Problem details:
List all lines of the data that include the string "code".
# Start of Material supplied
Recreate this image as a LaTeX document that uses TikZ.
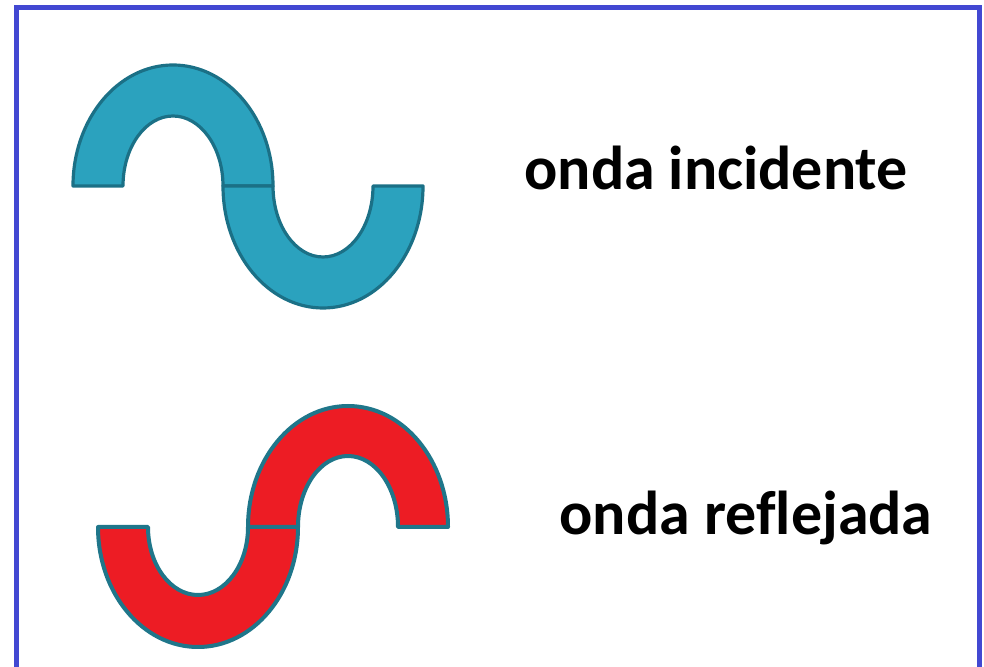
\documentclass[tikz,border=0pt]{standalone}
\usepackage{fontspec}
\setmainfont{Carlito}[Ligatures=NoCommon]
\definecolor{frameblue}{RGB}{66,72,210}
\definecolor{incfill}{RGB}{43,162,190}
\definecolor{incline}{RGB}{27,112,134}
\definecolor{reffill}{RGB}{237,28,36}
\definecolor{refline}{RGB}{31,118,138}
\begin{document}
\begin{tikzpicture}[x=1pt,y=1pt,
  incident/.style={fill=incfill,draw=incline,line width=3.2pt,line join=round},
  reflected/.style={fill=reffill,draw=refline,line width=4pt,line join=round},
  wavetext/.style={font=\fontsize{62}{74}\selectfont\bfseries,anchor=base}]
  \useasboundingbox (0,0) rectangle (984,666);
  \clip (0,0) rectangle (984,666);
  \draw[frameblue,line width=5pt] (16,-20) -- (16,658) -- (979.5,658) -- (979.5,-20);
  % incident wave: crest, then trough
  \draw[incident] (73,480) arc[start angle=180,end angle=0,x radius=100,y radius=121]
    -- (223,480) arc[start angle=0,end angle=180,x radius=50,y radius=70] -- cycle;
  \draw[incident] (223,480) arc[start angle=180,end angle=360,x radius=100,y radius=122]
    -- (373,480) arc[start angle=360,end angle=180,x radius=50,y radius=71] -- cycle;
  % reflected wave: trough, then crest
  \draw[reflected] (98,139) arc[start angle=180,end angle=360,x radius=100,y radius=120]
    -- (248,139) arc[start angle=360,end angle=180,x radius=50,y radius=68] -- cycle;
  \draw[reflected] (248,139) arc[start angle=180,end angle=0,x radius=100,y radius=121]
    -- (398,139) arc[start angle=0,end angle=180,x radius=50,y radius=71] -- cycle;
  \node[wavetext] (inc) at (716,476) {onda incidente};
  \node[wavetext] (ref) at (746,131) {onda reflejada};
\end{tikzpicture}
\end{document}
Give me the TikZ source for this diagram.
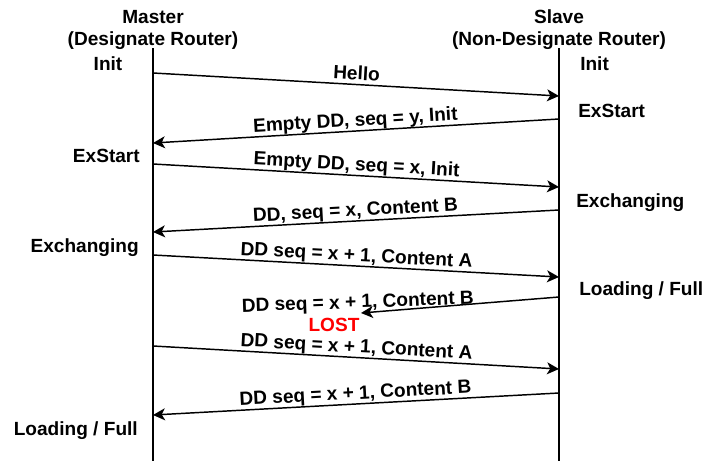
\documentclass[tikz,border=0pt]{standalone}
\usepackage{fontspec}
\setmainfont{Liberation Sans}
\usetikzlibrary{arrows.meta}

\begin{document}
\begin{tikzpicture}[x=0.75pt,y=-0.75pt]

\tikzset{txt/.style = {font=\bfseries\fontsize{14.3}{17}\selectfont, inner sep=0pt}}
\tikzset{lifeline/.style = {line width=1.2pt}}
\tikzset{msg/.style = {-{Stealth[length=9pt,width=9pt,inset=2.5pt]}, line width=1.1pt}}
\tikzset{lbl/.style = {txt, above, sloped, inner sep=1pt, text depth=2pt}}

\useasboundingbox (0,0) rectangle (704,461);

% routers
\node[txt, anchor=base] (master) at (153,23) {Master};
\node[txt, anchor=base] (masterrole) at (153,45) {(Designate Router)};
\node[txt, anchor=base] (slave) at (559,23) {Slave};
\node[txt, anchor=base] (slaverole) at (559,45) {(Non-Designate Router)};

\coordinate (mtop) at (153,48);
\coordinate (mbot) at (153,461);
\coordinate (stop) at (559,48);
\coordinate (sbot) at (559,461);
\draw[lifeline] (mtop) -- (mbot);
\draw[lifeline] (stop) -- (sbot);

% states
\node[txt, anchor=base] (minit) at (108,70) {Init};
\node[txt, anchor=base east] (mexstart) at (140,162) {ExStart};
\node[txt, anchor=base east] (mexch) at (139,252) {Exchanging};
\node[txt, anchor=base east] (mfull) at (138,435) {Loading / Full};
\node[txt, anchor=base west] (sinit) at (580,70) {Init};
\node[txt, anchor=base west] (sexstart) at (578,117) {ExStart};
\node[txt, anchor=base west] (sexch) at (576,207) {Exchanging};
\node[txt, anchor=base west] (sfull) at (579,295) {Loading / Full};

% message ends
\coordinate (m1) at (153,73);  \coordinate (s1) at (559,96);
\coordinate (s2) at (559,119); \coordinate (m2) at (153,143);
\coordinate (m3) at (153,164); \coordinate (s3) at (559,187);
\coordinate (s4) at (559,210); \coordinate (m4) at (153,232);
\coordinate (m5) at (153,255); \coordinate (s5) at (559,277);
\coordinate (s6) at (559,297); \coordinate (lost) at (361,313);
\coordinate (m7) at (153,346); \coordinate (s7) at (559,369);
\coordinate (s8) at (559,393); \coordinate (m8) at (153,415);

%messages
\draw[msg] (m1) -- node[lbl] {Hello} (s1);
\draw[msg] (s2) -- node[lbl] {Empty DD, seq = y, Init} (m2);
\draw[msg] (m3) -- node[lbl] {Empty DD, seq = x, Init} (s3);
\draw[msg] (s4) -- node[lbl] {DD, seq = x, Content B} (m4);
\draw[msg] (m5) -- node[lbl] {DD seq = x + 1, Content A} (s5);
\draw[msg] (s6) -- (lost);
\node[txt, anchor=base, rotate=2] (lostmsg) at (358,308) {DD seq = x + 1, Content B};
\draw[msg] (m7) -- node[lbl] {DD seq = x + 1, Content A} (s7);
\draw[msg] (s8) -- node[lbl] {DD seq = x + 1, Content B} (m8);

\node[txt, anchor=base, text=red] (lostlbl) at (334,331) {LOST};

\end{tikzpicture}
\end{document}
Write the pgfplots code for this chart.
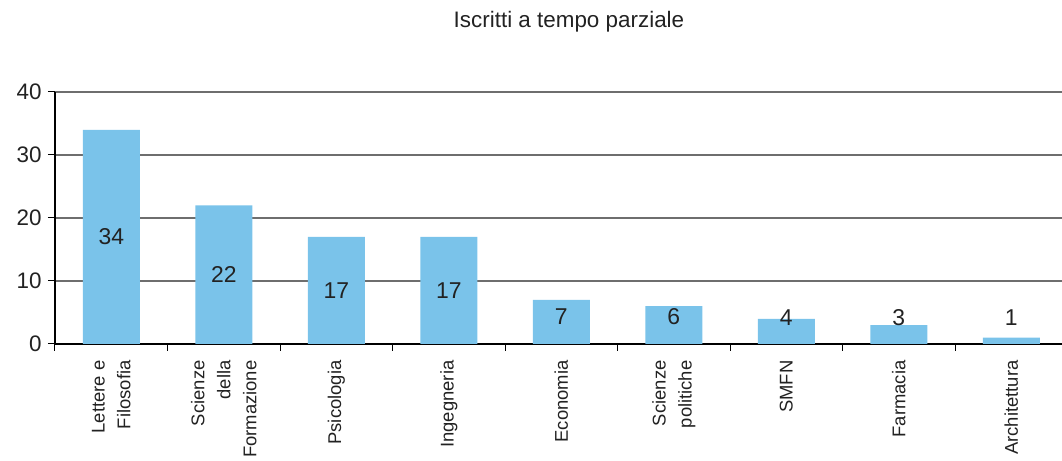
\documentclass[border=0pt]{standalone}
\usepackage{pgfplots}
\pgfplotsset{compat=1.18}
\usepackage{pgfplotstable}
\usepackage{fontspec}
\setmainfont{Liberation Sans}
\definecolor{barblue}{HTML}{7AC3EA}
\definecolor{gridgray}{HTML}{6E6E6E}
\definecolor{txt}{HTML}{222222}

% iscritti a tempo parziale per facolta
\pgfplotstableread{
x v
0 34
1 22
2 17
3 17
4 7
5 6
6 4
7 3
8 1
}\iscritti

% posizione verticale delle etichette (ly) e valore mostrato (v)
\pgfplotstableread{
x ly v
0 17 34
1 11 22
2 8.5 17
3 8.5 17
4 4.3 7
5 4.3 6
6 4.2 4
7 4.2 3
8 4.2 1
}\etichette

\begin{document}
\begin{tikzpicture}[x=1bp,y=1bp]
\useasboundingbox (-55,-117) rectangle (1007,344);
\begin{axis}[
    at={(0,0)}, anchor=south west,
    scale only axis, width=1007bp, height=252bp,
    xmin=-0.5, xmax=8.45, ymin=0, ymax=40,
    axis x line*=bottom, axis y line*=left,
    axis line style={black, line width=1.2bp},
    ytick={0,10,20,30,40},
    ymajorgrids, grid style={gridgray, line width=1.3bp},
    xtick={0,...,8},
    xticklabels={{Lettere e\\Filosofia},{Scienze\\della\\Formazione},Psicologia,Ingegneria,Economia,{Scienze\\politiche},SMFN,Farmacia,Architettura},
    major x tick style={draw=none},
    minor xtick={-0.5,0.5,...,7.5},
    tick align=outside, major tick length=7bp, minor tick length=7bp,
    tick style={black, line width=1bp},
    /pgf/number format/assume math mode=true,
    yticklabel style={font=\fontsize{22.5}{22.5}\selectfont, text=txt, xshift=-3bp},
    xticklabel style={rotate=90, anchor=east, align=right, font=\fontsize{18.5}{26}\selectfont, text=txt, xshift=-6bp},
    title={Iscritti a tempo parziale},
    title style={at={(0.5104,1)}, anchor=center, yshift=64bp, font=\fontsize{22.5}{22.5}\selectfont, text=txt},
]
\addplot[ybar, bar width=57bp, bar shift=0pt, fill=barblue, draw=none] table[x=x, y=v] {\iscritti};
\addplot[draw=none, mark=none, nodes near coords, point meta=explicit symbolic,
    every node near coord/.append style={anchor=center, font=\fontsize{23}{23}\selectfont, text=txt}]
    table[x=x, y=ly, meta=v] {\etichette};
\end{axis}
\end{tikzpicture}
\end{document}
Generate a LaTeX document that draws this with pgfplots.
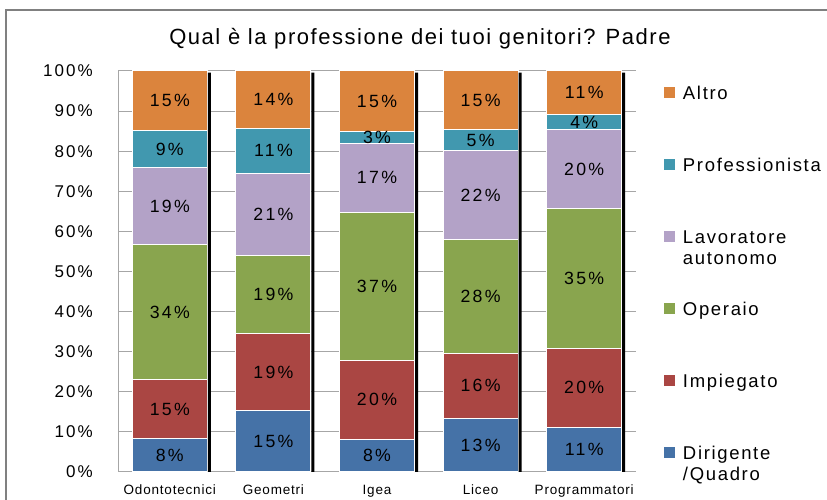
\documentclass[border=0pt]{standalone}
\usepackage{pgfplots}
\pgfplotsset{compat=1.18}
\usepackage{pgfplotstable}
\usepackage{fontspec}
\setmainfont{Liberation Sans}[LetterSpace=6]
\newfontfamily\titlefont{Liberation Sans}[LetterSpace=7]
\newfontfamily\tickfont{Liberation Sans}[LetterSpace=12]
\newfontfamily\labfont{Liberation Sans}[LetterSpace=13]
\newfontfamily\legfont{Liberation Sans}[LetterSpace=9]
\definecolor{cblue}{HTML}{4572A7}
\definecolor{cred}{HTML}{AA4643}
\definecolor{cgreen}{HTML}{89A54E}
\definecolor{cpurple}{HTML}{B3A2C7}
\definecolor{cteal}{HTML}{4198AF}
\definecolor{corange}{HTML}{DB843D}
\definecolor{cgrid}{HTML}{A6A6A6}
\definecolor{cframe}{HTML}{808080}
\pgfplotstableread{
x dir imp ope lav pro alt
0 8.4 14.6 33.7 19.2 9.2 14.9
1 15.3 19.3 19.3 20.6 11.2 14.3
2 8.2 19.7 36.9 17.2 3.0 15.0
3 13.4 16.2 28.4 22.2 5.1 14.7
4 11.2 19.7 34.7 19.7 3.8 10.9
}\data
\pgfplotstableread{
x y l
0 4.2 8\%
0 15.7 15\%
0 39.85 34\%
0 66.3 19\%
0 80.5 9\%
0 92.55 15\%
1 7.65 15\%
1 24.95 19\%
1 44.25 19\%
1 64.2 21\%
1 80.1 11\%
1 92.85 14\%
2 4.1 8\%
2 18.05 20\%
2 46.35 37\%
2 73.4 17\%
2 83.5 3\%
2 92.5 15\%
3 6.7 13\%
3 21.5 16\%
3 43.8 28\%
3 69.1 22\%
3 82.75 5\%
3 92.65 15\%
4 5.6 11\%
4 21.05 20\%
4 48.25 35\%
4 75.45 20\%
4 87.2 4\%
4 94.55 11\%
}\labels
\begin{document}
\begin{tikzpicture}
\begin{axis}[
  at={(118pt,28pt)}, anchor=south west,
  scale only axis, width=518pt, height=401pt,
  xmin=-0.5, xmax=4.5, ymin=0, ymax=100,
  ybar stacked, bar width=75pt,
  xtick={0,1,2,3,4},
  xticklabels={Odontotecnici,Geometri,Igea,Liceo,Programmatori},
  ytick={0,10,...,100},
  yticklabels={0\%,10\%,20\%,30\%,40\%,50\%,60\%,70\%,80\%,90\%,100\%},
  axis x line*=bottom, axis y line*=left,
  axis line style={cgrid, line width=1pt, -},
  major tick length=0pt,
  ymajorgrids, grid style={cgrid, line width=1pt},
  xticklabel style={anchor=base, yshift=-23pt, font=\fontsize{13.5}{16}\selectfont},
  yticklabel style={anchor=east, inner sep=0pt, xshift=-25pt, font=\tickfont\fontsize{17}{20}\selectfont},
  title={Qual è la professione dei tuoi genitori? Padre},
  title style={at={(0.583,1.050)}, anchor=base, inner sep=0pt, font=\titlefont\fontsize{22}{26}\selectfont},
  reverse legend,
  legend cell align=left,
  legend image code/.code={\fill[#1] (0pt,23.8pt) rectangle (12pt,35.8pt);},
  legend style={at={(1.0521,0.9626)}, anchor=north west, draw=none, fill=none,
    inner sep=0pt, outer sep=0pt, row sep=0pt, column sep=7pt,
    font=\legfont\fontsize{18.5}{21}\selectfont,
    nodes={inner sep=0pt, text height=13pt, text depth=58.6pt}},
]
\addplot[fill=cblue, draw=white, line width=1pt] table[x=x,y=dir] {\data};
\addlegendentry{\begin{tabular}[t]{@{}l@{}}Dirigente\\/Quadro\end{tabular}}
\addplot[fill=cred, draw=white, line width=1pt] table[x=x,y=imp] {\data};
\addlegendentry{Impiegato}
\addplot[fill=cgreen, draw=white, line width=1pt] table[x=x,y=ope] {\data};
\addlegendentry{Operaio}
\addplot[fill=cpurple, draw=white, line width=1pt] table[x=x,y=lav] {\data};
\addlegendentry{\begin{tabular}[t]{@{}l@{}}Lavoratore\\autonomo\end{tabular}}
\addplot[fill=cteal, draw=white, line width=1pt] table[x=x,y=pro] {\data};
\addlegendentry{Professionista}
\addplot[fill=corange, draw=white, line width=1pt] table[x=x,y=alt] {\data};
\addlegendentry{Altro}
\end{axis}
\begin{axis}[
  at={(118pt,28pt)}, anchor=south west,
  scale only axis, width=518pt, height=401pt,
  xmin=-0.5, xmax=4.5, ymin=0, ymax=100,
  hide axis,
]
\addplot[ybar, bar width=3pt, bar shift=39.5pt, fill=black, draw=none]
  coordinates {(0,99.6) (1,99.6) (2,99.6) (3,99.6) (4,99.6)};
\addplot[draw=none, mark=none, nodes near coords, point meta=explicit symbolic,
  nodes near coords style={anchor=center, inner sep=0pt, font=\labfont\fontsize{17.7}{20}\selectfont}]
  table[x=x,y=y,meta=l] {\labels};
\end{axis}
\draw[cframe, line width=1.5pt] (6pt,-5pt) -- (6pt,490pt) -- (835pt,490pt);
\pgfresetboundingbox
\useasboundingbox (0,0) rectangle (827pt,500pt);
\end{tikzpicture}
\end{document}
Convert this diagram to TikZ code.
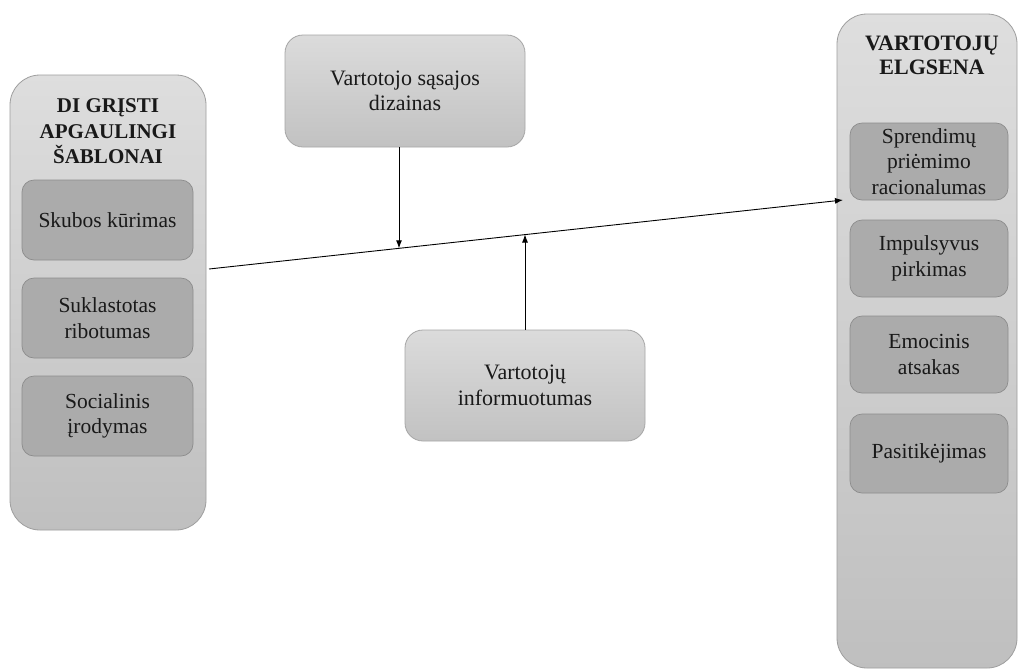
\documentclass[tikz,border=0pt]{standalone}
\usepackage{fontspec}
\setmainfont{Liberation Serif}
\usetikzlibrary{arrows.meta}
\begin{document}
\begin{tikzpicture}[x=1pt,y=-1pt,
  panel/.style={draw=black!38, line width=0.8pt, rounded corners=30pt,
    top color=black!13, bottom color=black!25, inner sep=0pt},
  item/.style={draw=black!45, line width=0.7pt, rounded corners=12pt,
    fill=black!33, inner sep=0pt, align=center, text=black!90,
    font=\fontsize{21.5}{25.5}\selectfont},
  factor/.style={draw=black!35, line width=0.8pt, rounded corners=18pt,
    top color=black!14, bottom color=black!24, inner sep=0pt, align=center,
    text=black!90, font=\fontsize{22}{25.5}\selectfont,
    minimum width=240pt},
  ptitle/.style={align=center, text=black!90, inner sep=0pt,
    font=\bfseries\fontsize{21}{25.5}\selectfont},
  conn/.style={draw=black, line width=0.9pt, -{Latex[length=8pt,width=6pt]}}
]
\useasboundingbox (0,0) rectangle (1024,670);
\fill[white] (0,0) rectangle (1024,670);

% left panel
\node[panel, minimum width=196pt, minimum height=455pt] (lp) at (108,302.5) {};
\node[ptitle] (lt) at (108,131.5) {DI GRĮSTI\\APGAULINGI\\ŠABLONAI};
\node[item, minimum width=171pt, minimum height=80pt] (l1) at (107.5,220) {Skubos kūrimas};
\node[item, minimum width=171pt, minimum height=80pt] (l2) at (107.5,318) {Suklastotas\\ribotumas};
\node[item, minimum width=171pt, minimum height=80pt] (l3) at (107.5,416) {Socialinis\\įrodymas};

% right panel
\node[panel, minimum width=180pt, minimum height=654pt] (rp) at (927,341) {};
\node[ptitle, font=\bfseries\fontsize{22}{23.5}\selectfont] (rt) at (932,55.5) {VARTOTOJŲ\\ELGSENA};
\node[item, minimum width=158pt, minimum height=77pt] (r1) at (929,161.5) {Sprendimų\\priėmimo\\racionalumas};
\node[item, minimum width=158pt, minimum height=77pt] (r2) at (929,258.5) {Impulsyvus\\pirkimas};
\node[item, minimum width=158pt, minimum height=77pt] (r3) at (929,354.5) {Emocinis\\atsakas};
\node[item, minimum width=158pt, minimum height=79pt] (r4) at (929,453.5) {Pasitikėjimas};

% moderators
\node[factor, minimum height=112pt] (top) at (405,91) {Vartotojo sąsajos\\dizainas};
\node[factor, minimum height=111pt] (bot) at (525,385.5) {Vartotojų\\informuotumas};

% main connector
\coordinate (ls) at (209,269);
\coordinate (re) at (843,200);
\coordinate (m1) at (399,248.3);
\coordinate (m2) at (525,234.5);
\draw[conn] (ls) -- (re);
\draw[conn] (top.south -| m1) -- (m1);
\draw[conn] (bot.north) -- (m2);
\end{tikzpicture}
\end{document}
# End of Material supplied
Answer:
Write the pgfplots code for this chart.
  legend image code/.code={\fill[#1] (0pt,23.8pt) rectangle (12pt,35.8pt);},
Convert this diagram to TikZ code.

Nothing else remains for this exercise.